Before going live: A fresh install may be set up to write emails into a log file instead of actually sending them — which means reset links would land in a log instead of reaching users. Configure a real email service so reset links are delivered properly and aren't sitting in a log file.
Two-Factor Authentication (TOTP)
WaDesk has its own built-in two-factor system based on the standard TOTP method (RFC 6238) — the same approach used by every popular authenticator app, so Google Authenticator, 1Password, Authy, and similar all work. It shows a QR code to scan, then verifies the 6-digit codes your app generates (which change every 30 seconds). It allows one code's worth of clock drift on either side, so you're not locked out if your phone's clock is slightly off.
Users turn on 2FA from Settings → Security:
- Enable — the app shows the QR code; you confirm by entering a current code. 2FA is only switched on once a code verifies successfully.
- Disable — you must re-enter your account password before 2FA is turned off and the stored secret and recovery codes are erased.
Every enable, disable, and failed attempt is recorded in the security audit log, along with who did it, the workspace, the IP address, and the browser.
How 2FA Data Is Stored
The two sensitive pieces — the authenticator secret and your recovery codes — are always stored encrypted, never in readable form:
| What's stored | Protection |
|---|---|
| Whether 2FA is on | Plain on/off flag |
| The authenticator secret (used to check your codes) | Encrypted |
| Your one-time recovery codes | Encrypted |
| When 2FA was confirmed | Plain date/time |
Enforced 2FA (Admin Policy)
Platform owners can require 2FA from Admin → Security.
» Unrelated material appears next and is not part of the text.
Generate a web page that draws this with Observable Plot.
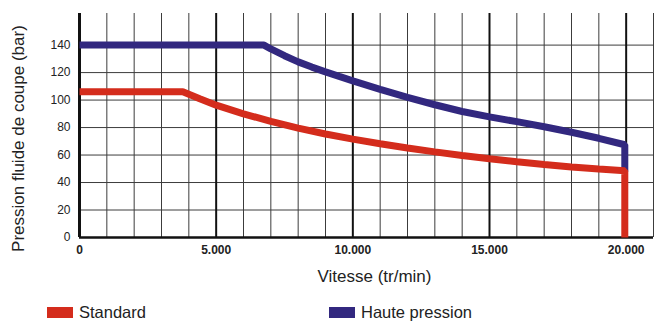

Any user covered by the policy who hasn't set up 2FA yet is sent to the security settings screen to do so before they can continue. There are three switches:
| Policy | Who it requires 2FA from |
|---|---|
| Require 2FA for everyone | Every signed-in user |
| Require 2FA for admins | Users with an admin-level role |
| Require 2FA for owners | Anyone who owns at least one workspace |
The login, logout, registration, password, email-verification, and 2FA-setup screens always stay reachable, so a user can always get to the screen where they enroll. The admin Security dashboard also shows a live 2FA coverage figure — the percentage of admin users who have confirmed 2FA.
Recommended: For any live deployment, turn on Require 2FA for admins (and ideally for owners) under Admin → Security. Admin and owner accounts can reach billing, message sending, and other workspaces' data — they're the highest-value targets and shouldn't rely on a password alone.
Session Management
Sessions are tracked on the server. Beyond login and logout, WaDesk lets operators and admins control active sessions directly:
- Per-user (Settings → Security): sign out an individual device, or "revoke all other sessions" to sign out every device except the one you're on. You can't sign out your current session here — use Logout for that.
- Platform-wide (Admin → Security, Super Admin only): a single "revoke all sessions" action signs out every user everywhere and forces them all to log in again.
Related platform policies — session timeout, maximum number of devices signed in at once, locking an account after repeated failed logins, and whether "Remember me" is offered — are all set on the Admin → Security page.
Universal Password Reveal
Every password field in the app automatically gets a show/hide eye button — the login and register forms, the security tab, admin payment-gateway credential fields, and the API-key inputs all get it, including fields that appear later as you expand a section. The reveal happens entirely in your browser; the value is never sent anywhere or written to a log.
Template authors can also force the eye button onto a non-password field by adding data-reveal, or hide it from a field with data-no-reveal.